After matches against Hampshire I've shared the occasional beer with Warne. He knows the game like few others. As a captain he's tactically astute, positive in everything he does and he can assess a player's strengths and weaknesses very quickly. His self-belief is uniquely high, which means he doesn't suffer fools and generally that he knows best. He also thrives on confrontation. When he's bowling he wants to engage with the batsman. There's plenty of eye contact and often a few verbals, some goading, some unrepeatable but he's looking for a reaction. It's the same with his list. He won't care that people don't agree with the order of the names on it or that he might have missed someone out. He will be pleased that it's provoked such ferocious debate.
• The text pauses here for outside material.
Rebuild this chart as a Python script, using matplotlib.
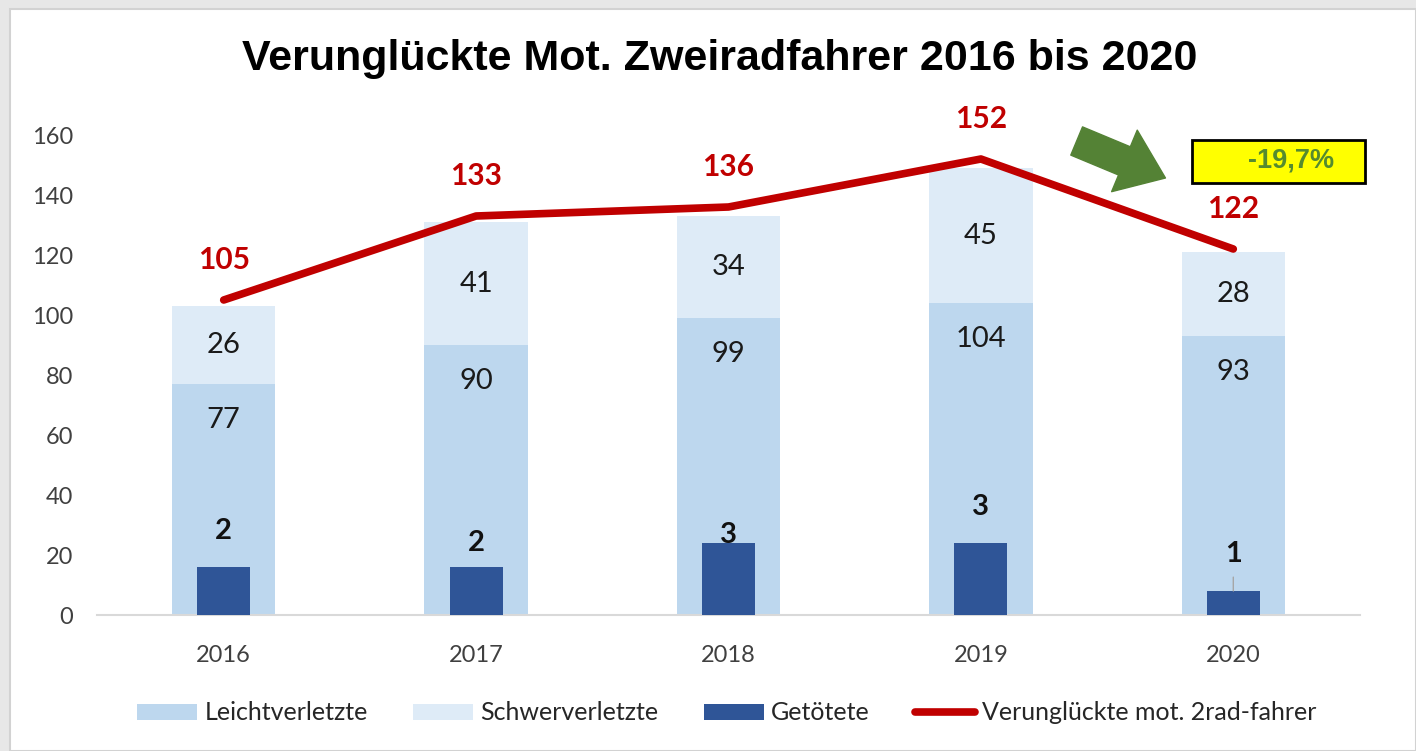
import matplotlib
matplotlib.use("Agg")
import matplotlib.pyplot as plt
from matplotlib.patches import Rectangle
import numpy as np

# ---- data ----
years = ["2016", "2017", "2018", "2019", "2020"]
leicht = [77, 90, 99, 104, 93]
schwer = [26, 41, 34, 45, 28]
getoetet = [2, 2, 3, 3, 1]
gesamt = [105, 133, 136, 152, 122]
change_label = "-19,7%"
# manual label offsets (points) above the Getötete bars
getoetet_label_offsets = [26, 17, 6, 26, 27]

c_leicht = "#bdd7ee"
c_schwer = "#deebf7"
c_tot = "#2f5597"
c_line = "#c00000"
c_tick = "#404040"
num_font = ["Lato", "DejaVu Sans"]

W, H = 1416, 751
fig = plt.figure(figsize=(W / 100, H / 100), dpi=100)
fig.patch.set_facecolor("#e7e7e7")
fig.patches.append(Rectangle((10 / W, 0), 1 - 10 / W, 1 - 9 / H, transform=fig.transFigure,
                             facecolor="white", edgecolor="#d2d2d2", linewidth=1.5, zorder=-10))

ax = fig.add_axes([97.5 / W, (H - 615) / H, 1262 / W, 480 / H])
ax.set_facecolor("none")
x = np.arange(len(years))

b1 = ax.bar(x, leicht, width=0.41, color=c_leicht, label="Leichtverletzte", zorder=2)
b2 = ax.bar(x, schwer, width=0.41, bottom=leicht, color=c_schwer, label="Schwerverletzte", zorder=2)

ax.set_xlim(-0.5, len(years) - 0.5)
ax.set_ylim(0, 160)
ax.set_yticks(np.arange(0, 161, 20))
ax.set_xticks(x)
ax.set_xticklabels(years)
for s in ["top", "right", "left"]:
    ax.spines[s].set_visible(False)
ax.spines["bottom"].set_color("#d9d9d9")
ax.spines["bottom"].set_linewidth(1.5)
ax.tick_params(axis="both", length=0, colors=c_tick, labelsize=17)
ax.tick_params(axis="y", pad=17.5)
ax.tick_params(axis="x", pad=21.5)
for lab in ax.get_xticklabels() + ax.get_yticklabels():
    lab.set_family(num_font)

# segment labels
for i in range(len(years)):
    ax.annotate(str(leicht[i]), (x[i], leicht[i]), xytext=(0, -26), textcoords="offset points",
                ha="center", va="center", fontsize=21, family=num_font, color="#1a1a1a", zorder=5)
    ax.text(x[i], leicht[i] + schwer[i] / 2, str(schwer[i]), ha="center", va="center",
            fontsize=21, family=num_font, color="#1a1a1a", zorder=5)

# secondary axis for Getötete
ax2 = ax.twinx()
ax2.set_ylim(0, 20)
ax2.axis("off")
b3 = ax2.bar(x, getoetet, width=0.21, color=c_tot, label="Getötete", zorder=3)
for i in range(len(years)):
    ax2.annotate(str(getoetet[i]), (x[i], getoetet[i]), xytext=(0, getoetet_label_offsets[i]),
                 textcoords="offset points", ha="center", va="center", fontsize=21,
                 fontweight="bold", family=num_font, color="#111111", zorder=6)
# leader line for last label
ax2.annotate("", (x[-1], getoetet[-1]), xytext=(0, 10), textcoords="offset points",
             arrowprops=dict(arrowstyle="-", color="#a6a6a6", lw=1, shrinkA=0, shrinkB=0))

# total line (on top)
ax3 = ax.twinx()
ax3.set_ylim(0, 160)
ax3.axis("off")
ln, = ax3.plot(x, gesamt, color=c_line, linewidth=5.5, solid_capstyle="round",
               label="Verunglückte mot. 2rad-fahrer", zorder=4, clip_on=False)
for i in range(len(years)):
    ax3.annotate(str(gesamt[i]), (x[i], gesamt[i]), xytext=(0, 29), textcoords="offset points",
                 ha="center", va="center", fontsize=21.5, fontweight="bold", family=num_font,
                 color=c_line, annotation_clip=False)

# green arrow
ax3.annotate("", xy=((1168 - 224) / 253, (615 - 178) / 3), xytext=((1079 - 224) / 253, (615 - 141) / 3),
             arrowprops=dict(arrowstyle="simple,head_length=3.2,head_width=4.8,tail_width=2.2",
                             mutation_scale=10, color="#548235", shrinkA=0, shrinkB=0),
             annotation_clip=False)

# yellow box
bx0, bx1 = (1195 - 224) / 253, (1368 - 224) / 253
by0, by1 = (615 - 183) / 3, (615 - 140) / 3
ax3.add_patch(Rectangle((bx0, by0), bx1 - bx0, by1 - by0, facecolor="#ffff00", edgecolor="black",
                        linewidth=2, clip_on=False, zorder=5))
ax3.text((1294 - 224) / 253, (615 - 161) / 3, change_label, ha="center", va="center", fontsize=19.5,
         fontweight="bold", family=["Liberation Sans", "DejaVu Sans"], color="#558b2f", zorder=6)

# title
fig.text(720 / W, 1 - 59 / H, "Verunglückte Mot. Zweiradfahrer 2016 bis 2020", ha="center", va="center",
         fontsize=31, fontweight="bold", family=["Liberation Sans", "DejaVu Sans"], color="black")

# legend
handles = [b1, b2, b3, ln]
leg = fig.legend(handles, [h.get_label() for h in handles], loc="center", bbox_to_anchor=(727 / W, 1 - 713 / H),
                 ncol=4, frameon=False, prop={"family": num_font, "size": 18},
                 handlelength=2.4, handleheight=0.6, handletextpad=0.3, columnspacing=1.8)
for t in leg.get_texts():
    t.set_color("#262626")

fig.savefig("out.png", dpi=100, facecolor=fig.get_facecolor())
Personally, I think he's miles wide of the mark with Steve Waugh at number 26. To say he's a match-saver rather than a match-winner is ludicrous. The guy was all about winning. As captain he swept all before him and pushed back the boundaries of what was possible for a team, winning 15 consecutive Tests and the World Cup of 1999. Warne might have been responsible for turning the semi-final against South Africa on its head but the Aussies would have been out had they lost the previous match against the same opponents. Waugh's improbable hundred to win the match was as good a knock as you could wish to see in the toughest of circumstances. The only thing he saved was Australia's bacon.
Other famous match-winning knocks include his two hundreds on a green-top at Old Trafford 1997 and his 200 in Jamaica 1994-95, which led to an historic series win.
I doubt Warne would have reached 700 Test wickets without Waugh's runs, which so often gave the master spinner a platform to work from, and without Waugh's attacking ethos as captain, which saw his side score at four runs per over giving Warne the time to work his magic. Yes Waugh inherited a fine side from Mark Taylor but Ricky Ponting inherited a great one from Waugh. Oh yes, he also scored the small matter of 10,927 runs at an average of 51.06 with 32 hundreds (many of them match-winning). The case for the defence of Steve Waugh rests. Put that one in your pipe and smoke it, blondie.